Task statement:
Could you copy exactly the lines from the start of the records through the one containing "p_values = [3, 5, 10, 100, 1000, 10000, 100000]", both included, and leave out the pictures?

Exercise material:

*****

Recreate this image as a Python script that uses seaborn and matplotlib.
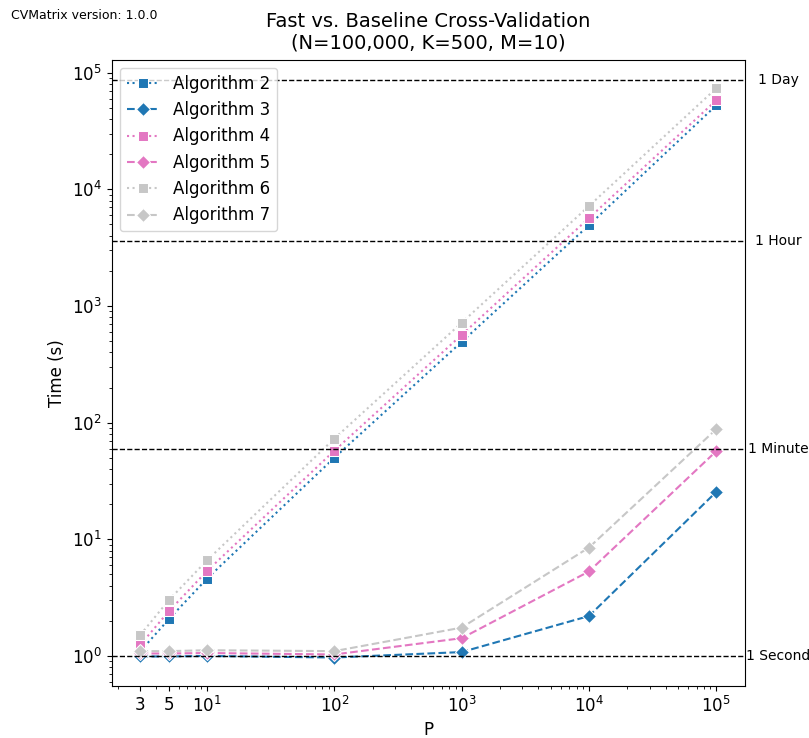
import matplotlib
matplotlib.use('Agg')
import matplotlib.pyplot as plt
import matplotlib.transforms as mtransforms
import seaborn as sns

# Problem sizes (P) and timings in seconds
p_values = [3, 5, 10, 100, 1000, 10000, 100000]

alg2 = [1.1, 2.06, 4.6, 50, 492, 4930, 52500]
alg3 = [0.99, 0.99, 1.0, 0.97, 1.08, 2.2, 25.5]
alg4 = [1.25, 2.41, 5.35, 57.5, 565, 5670, 58000]
alg5 = [1.05, 1.05, 1.06, 1.03, 1.42, 5.3, 57]
alg6 = [1.52, 3.0, 6.6, 73, 718, 7190, 73500]
alg7 = [1.1, 1.1, 1.12, 1.1, 1.75, 8.5, 88]

series_names = ['Algorithm 2', 'Algorithm 3', 'Algorithm 4',
                'Algorithm 5', 'Algorithm 6', 'Algorithm 7']
series_values = [alg2, alg3, alg4, alg5, alg6, alg7]

# Reference time lines
ref_labels = ['1 Second', '1 Minute', '1 Hour', '1 Day']
ref_seconds = [1, 60, 3600, 86400]

blue = '#1f77b4'
pink = '#e377c2'
gray = '#c7c7c7'
colors = [blue, blue, pink, pink, gray, gray]
markers = ['s', 'D', 's', 'D', 's', 'D']
linestyles = [':', '--', ':', '--', ':', '--']

fig = plt.figure(figsize=(8.09, 7.38), dpi=100)
ax = fig.add_axes([0.138, 0.0705, 0.783, 0.8485])

for name, vals, c, m, ls in zip(series_names, series_values, colors, markers, linestyles):
    sns.lineplot(x=p_values, y=vals, ax=ax, color=c, marker=m, linestyle=ls,
                 markersize=7.5, label=name)

ax.set_xscale('log')
ax.set_yscale('log')
ax.set_xticks([3, 5, 10, 100, 1000, 10000, 100000])
ax.set_xticklabels(['3', '5', '$10^{1}$', '$10^{2}$', '$10^{3}$', '$10^{4}$', '$10^{5}$'])
ax.tick_params(axis='both', which='major', labelsize=12)

trans = mtransforms.blended_transform_factory(ax.transAxes, ax.transData)
for lbl, sec in zip(ref_labels, ref_seconds):
    ax.axhline(sec, color='black', linestyle='--', linewidth=1)
    ax.text(1.052, sec, lbl, transform=trans, ha='center', va='center', fontsize=10)

ax.set_xlabel('P', fontsize=12)
ax.set_ylabel('Time (s)', fontsize=12)
ax.set_title('Fast vs. Baseline Cross-Validation\n(N=100,000, K=500, M=10)', fontsize=14, pad=8)
ax.legend(loc='upper left', fontsize=12)

fig.text(0.014, 0.988, 'CVMatrix version: 1.0.0', fontsize=9, ha='left', va='top')

fig.savefig('out.png', dpi=100)
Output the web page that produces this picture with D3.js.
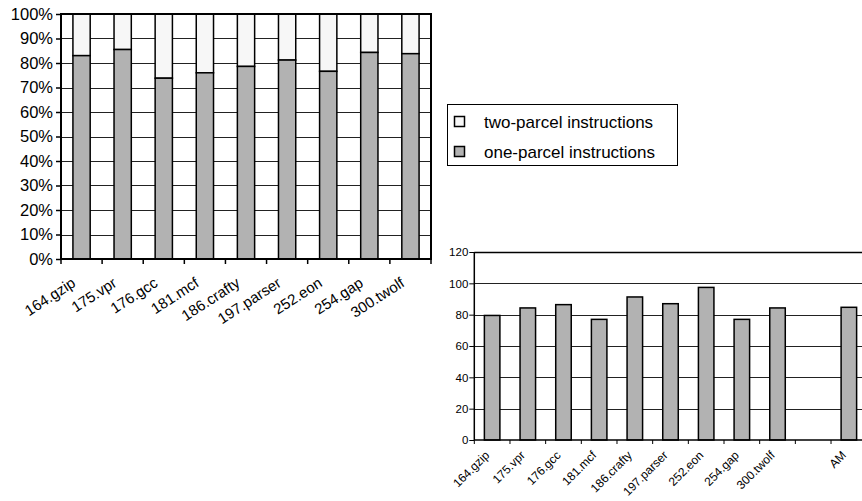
<!DOCTYPE html>
<html>
<head>
<meta charset="utf-8">
<script src="https://cdn.jsdelivr.net/npm/d3@7"></script>
<style>
  html, body { margin: 0; padding: 0; background: #fff; }
  svg { display: block; font-family: Arial, "Liberation Sans", sans-serif; }
</style>
</head>
<body>
<svg id="chart" width="862" height="501"></svg>
<script>
// ---------- data ----------
const benchmarks = ["164.gzip", "175.vpr", "176.gcc", "181.mcf", "186.crafty", "197.parser", "252.eon", "254.gap", "300.twolf"];
const oneParcel = [0.83, 0.855, 0.738, 0.76, 0.786, 0.812, 0.766, 0.843, 0.838];
const twoParcel = oneParcel.map(v => 1 - v);
const pctTicks = [0, 0.1, 0.2, 0.3, 0.4, 0.5, 0.6, 0.7, 0.8, 0.9, 1.0];

const cats2 = ["164.gzip", "175.vpr", "176.gcc", "181.mcf", "186.crafty", "197.parser", "252.eon", "254.gap", "300.twolf", "", "AM"];
const values2 = [79.5, 84.3, 86.4, 77.0, 91.3, 87.0, 97.4, 77.0, 84.3, null, 84.7];
const ticks2 = [0, 20, 40, 60, 80, 100, 120];

const legendLabels = ["two-parcel instructions", "one-parcel instructions"];
const colOne = "#b2b2b2", colTwo = "#f7f7f7";

const svg = d3.select("#chart");

// ---------- top chart ----------
(function () {
  const L = 61, R = 431, T = 14, B = 259;
  const x = d3.scaleBand().domain(benchmarks).range([L, R]).paddingInner(0.58).paddingOuter(0.29);
  const y = d3.scaleLinear().domain([0, 1]).range([B, T]);
  const g = svg.append("g");

  g.selectAll("line.grid").data(pctTicks).join("line")
    .attr("x1", L).attr("x2", R)
    .attr("y1", d => Math.round(y(d)) + 0.5).attr("y2", d => Math.round(y(d)) + 0.5)
    .attr("stroke", "#222").attr("stroke-width", 1);

  // stacked bars
  g.selectAll("rect.two").data(benchmarks).join("rect")
    .attr("x", d => x(d)).attr("width", x.bandwidth())
    .attr("y", (d, i) => y(1)).attr("height", (d, i) => y(oneParcel[i]) - y(1))
    .attr("fill", colTwo).attr("stroke", "#000").attr("stroke-width", 1.5);
  g.selectAll("rect.one").data(benchmarks).join("rect")
    .attr("x", d => x(d)).attr("width", x.bandwidth())
    .attr("y", (d, i) => y(oneParcel[i])).attr("height", (d, i) => y(0) - y(oneParcel[i]))
    .attr("fill", colOne).attr("stroke", "#000").attr("stroke-width", 1.5);

  // frame
  g.append("rect").attr("x", L).attr("y", T).attr("width", R - L).attr("height", B - T)
    .attr("fill", "none").attr("stroke", "#000").attr("stroke-width", 2);

  // y axis
  const ya = d3.axisLeft(y).tickValues(pctTicks).tickFormat(d3.format(".0%")).tickSize(5).tickSizeOuter(0);
  const yg = g.append("g").attr("transform", `translate(${L},0)`).call(ya);
  yg.select(".domain").remove();
  yg.selectAll("line").attr("stroke", "#000").attr("stroke-width", 1.5);
  yg.selectAll("text").attr("font-size", 16.5).attr("fill", "#000").attr("font-family", "Arial, 'Liberation Sans', sans-serif").attr("x", -8);

  // x ticks at band boundaries
  const bounds = benchmarks.map(d => x(d) - x.step() * x.paddingInner() / 2);
  bounds.push(R);
  g.selectAll("line.xt").data(bounds).join("line")
    .attr("x1", d => d).attr("x2", d => d).attr("y1", B).attr("y2", B + 5)
    .attr("stroke", "#000").attr("stroke-width", 1.5);

  g.selectAll("text.xl").data(benchmarks).join("text")
    .attr("transform", d => `translate(${x(d) + x.bandwidth() / 2 - 5},${B + 26.5}) rotate(-33)`)
    .attr("text-anchor", "end").attr("font-size", 15).attr("fill", "#000")
    .text(d => d);
})();

// ---------- legend ----------
(function () {
  const g = svg.append("g");
  g.append("rect").attr("x", 447.5).attr("y", 104.5).attr("width", 230).attr("height", 61)
    .attr("fill", "#fff").attr("stroke", "#000").attr("stroke-width", 1);
  const fills = [colTwo, colOne];
  legendLabels.forEach((lab, i) => {
    const cy = 121.5 + i * 30;
    g.append("rect").attr("x", 454.5).attr("y", cy - 5).attr("width", 10).attr("height", 10)
      .attr("fill", fills[i]).attr("stroke", "#000").attr("stroke-width", 1.5);
    g.append("text").attr("x", 484).attr("y", cy + 6).attr("font-size", 17).attr("fill", "#000").text(lab);
  });
})();

// ---------- bottom chart ----------
(function () {
  const L = 474.3, R = 866.7, T = 252, B = 440;
  const x = d3.scaleBand().domain(cats2.map((c, i) => i)).range([L, R]).paddingInner(0.565).paddingOuter(0.2825);
  const y = d3.scaleLinear().domain([0, 120]).range([B, T]);
  const g = svg.append("g");

  g.selectAll("line.grid").data(ticks2.filter(d => d > 0)).join("line")
    .attr("x1", L).attr("x2", R)
    .attr("y1", d => Math.round(y(d)) + 0.5).attr("y2", d => Math.round(y(d)) + 0.5)
    .attr("stroke", d => d === 120 ? "#000" : "#222").attr("stroke-width", d => d === 120 ? 1.5 : 1);

  const idx = cats2.map((c, i) => i).filter(i => values2[i] != null);
  g.selectAll("rect.bar").data(idx).join("rect")
    .attr("x", i => x(i)).attr("width", x.bandwidth())
    .attr("y", i => y(values2[i])).attr("height", i => y(0) - y(values2[i]))
    .attr("fill", colOne).attr("stroke", "#000").attr("stroke-width", 1.5);

  // axes lines
  g.append("line").attr("x1", L).attr("x2", L).attr("y1", T).attr("y2", B).attr("stroke", "#000").attr("stroke-width", 1.5);
  g.append("line").attr("x1", L).attr("x2", R).attr("y1", B).attr("y2", B).attr("stroke", "#000").attr("stroke-width", 1.5);

  const ya = d3.axisLeft(y).tickValues(ticks2).tickSize(5).tickSizeOuter(0);
  const yg = g.append("g").attr("transform", `translate(${L},0)`).call(ya);
  yg.select(".domain").remove();
  yg.selectAll("line").attr("stroke", "#000").attr("stroke-width", 1);
  yg.selectAll("text").attr("font-size", 11.5).attr("fill", "#000").attr("font-family", "Arial, 'Liberation Sans', sans-serif").attr("x", -6);

  const bounds = cats2.map((c, i) => x(i) - x.step() * x.paddingInner() / 2);
  g.selectAll("line.xt").data(bounds).join("line")
    .attr("x1", d => d).attr("x2", d => d).attr("y1", B).attr("y2", B + 4)
    .attr("stroke", "#000").attr("stroke-width", 1);

  g.selectAll("text.xl").data(cats2.map((c, i) => i)).join("text")
    .attr("transform", i => `translate(${x(i) + x.bandwidth() / 2 - 2},${B + 16}) rotate(-45)`)
    .attr("text-anchor", "end").attr("font-size", 12).attr("fill", "#000")
    .text(i => cats2[i]);
})();
</script>
</body>
</html>
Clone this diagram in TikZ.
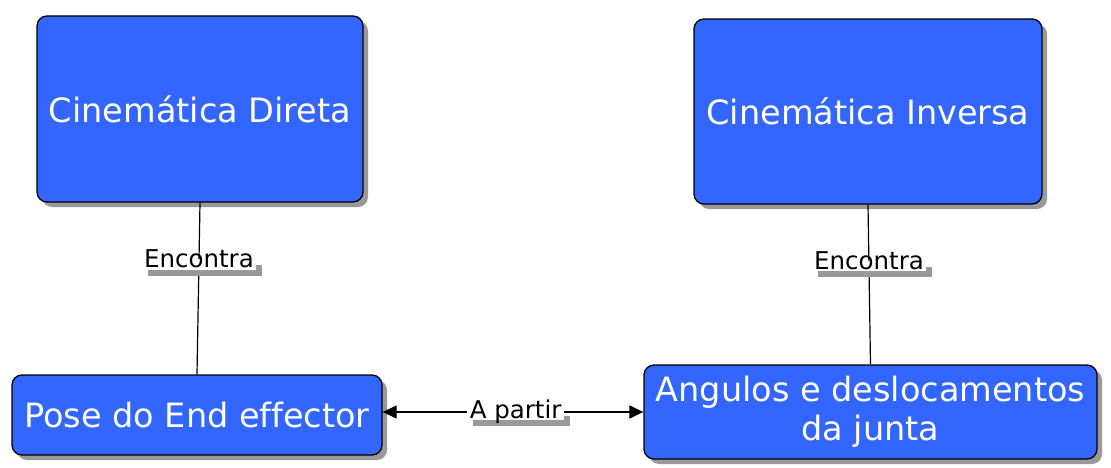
\documentclass[tikz,border=0pt]{standalone}
\usepackage{fontspec}
\setmainfont{DejaVu Sans}[Ligatures=NoCommon]
\usetikzlibrary{shadows,arrows.meta}
\definecolor{boxblue}{HTML}{3366FF}
\definecolor{shadowgray}{HTML}{999999}
\tikzset{
  concept/.style={draw=black, line width=1.3pt, fill=boxblue, rounded corners=10pt,
    text=white, font=\fontsize{33.5}{39}\selectfont, align=center, inner sep=0pt,
    drop shadow={shadow xshift=5pt, shadow yshift=-5pt, fill=shadowgray, opacity=1}},
  linklabel/.style={fill=white, font=\fontsize{24.5}{28}\selectfont, inner xsep=2.5pt, inner ysep=1pt,
    text height=0.76em, text depth=0.1em,
    drop shadow={shadow xshift=6pt, shadow yshift=-6pt, fill=shadowgray, opacity=1}},
  link/.style={draw=black, line width=1.2pt},
}
\begin{document}
\begin{tikzpicture}[x=1pt,y=-1pt]
\useasboundingbox (0,0) rectangle (1111,468);
\node[concept, minimum width=326pt, minimum height=186pt] (cd) at (200,109) {Cinemática Direta};
\node[concept, minimum width=348pt, minimum height=185pt] (ci) at (868,111.5) {Cinemática Inversa};
\node[concept, minimum width=370pt, minimum height=80pt] (pe) at (197,415) {Pose do End effector};
\node[concept, minimum width=453pt, minimum height=94pt] (aj) at (870.5,412) {Angulos e deslocamentos\\da junta};
\draw[link] (cd.south) -- node[linklabel, pos=0.36] (l1) {Encontra} (pe.north);
\draw[link] (ci.south) -- node[linklabel, pos=0.385] (l2) {Encontra} (aj.north);
\coordinate (pr) at (pe.east |- aj.west);
\draw[link, {Triangle[length=14pt,width=13pt]}-{Triangle[length=14pt,width=13pt]}] (pr) -- node[linklabel, pos=0.51, yshift=-3pt] (l3) {A partir} (aj.west);
\end{tikzpicture}
\end{document}
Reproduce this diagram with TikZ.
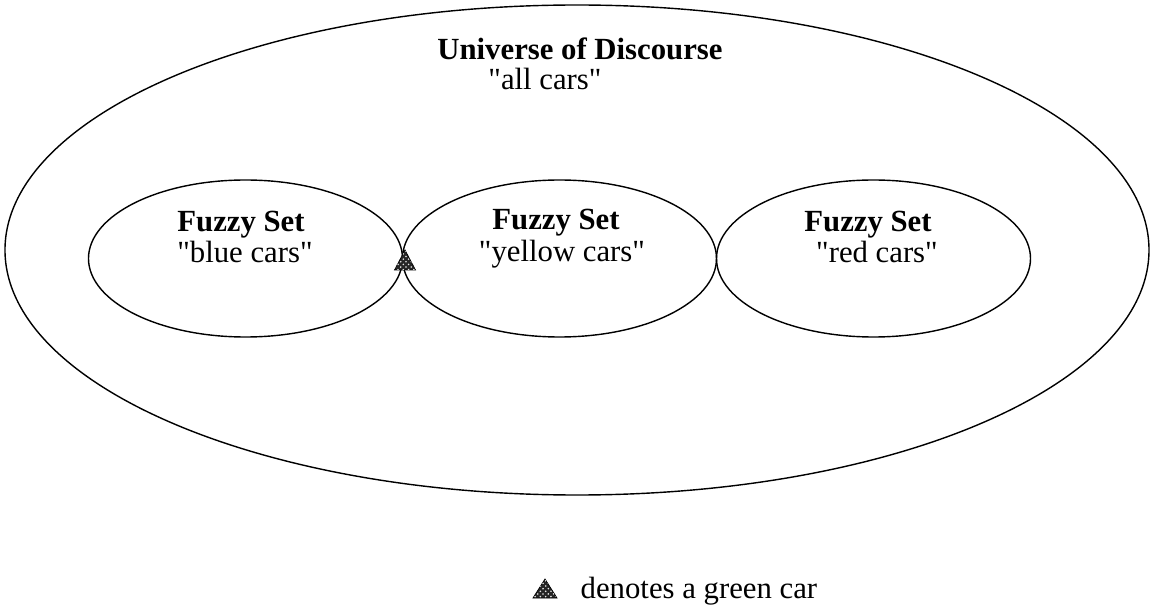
\documentclass[tikz,border=0pt]{standalone}
\usepackage{fontspec}
\setmainfont{Liberation Serif}[Ligatures=TeXOff]
\usetikzlibrary{patterns}

\tikzset{
  greencar/.style={fill=black!85, draw=black, line width=0.4pt},
  greendots/.style={pattern=crosshatch dots, pattern color=white!90!black}
}

\begin{document}
\begin{tikzpicture}[line width=0.8pt]
  \fontsize{17.5}{21}\selectfont
  \useasboundingbox (-11.54,5.0) rectangle (11.5,-7.3);

  % universe of discourse
  \draw (0,0) ellipse (11.44cm and 4.9cm);
  \node [anchor=base] (univtitle) at (0.06,3.8) {\textbf{Universe of Discourse}};
  \node [anchor=base] (univsub) at (-0.64,3.2) {"all cars"};

  % the three fuzzy sets
  \draw (-6.63,-0.17) ellipse (3.14cm and 1.57cm);
  \draw (-0.35,-0.17) ellipse (3.14cm and 1.57cm);
  \draw (5.93,-0.17) ellipse (3.14cm and 1.57cm);

  \node [anchor=base] (bluetitle) at (-6.72,0.36) {\textbf{Fuzzy Set}};
  \node [anchor=base] (bluesub) at (-6.64,-0.26) {"blue cars"};
  \node [anchor=base] (yellowtitle) at (-0.42,0.40) {\textbf{Fuzzy Set}};
  \node [anchor=base] (yellowsub) at (-0.30,-0.24) {"yellow cars"};
  \node [anchor=base] (redtitle) at (5.82,0.36) {\textbf{Fuzzy Set}};
  \node [anchor=base] (redsub) at (6.0,-0.26) {"red cars"};

  % the green car between blue and yellow
  \draw [greencar] (-3.44,0) -- (-3.65,-0.4) -- (-3.23,-0.4) -- cycle;
  \fill [greendots] (-3.44,0) -- (-3.65,-0.4) -- (-3.23,-0.4) -- cycle;

  % legend
  \draw [greencar] (-0.64,-6.58) -- (-0.88,-6.96) -- (-0.40,-6.96) -- cycle;
  \fill [greendots] (-0.64,-6.58) -- (-0.88,-6.96) -- (-0.40,-6.96) -- cycle;
  \node [anchor=base west, inner sep=0pt] (legend) at (0.06,-6.96) {denotes a green car};

  %\draw [yshift=-6cm] node {\color{green!40!black} green};
\end{tikzpicture}
\end{document}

*****

Task response:
Recreate this image as a Python script that uses seaborn and matplotlib.
import matplotlib
matplotlib.use('Agg')
import matplotlib.pyplot as plt
import matplotlib.transforms as mtransforms
import seaborn as sns

# Problem sizes (P) and timings in seconds
p_values = [3, 5, 10, 100, 1000, 10000, 100000]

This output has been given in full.